Data block:
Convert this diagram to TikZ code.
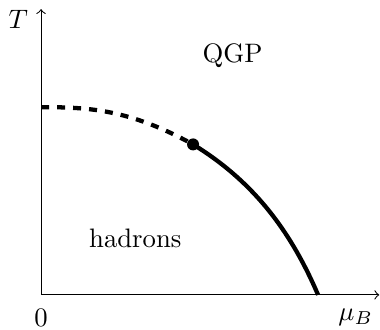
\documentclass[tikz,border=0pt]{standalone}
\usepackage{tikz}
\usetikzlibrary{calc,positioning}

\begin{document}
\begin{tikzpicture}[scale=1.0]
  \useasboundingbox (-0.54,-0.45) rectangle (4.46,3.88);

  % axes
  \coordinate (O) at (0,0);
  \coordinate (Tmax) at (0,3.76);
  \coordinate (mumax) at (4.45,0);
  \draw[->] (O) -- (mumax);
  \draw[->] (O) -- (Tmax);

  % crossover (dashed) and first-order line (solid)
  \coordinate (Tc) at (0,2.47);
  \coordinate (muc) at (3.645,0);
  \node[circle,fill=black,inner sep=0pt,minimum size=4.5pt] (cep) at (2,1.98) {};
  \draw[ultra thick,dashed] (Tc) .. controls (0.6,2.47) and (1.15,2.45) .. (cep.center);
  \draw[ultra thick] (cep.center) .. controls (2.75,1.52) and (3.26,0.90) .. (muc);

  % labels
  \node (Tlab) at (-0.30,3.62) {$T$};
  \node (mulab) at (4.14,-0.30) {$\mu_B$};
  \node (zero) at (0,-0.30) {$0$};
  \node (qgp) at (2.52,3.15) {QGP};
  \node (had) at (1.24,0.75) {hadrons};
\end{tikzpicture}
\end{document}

Given task: Write out an exact copy of the listing, first line through the line containing "(-0.54,-0.45) rectangle (4.46,3.88);", with the pictures left out.

Exercise result:
Convert this diagram to TikZ code.
\documentclass[tikz,border=0pt]{standalone}
\usepackage{tikz}
\usetikzlibrary{calc,positioning}

\begin{document}
\begin{tikzpicture}[scale=1.0]
  \useasboundingbox (-0.54,-0.45) rectangle (4.46,3.88);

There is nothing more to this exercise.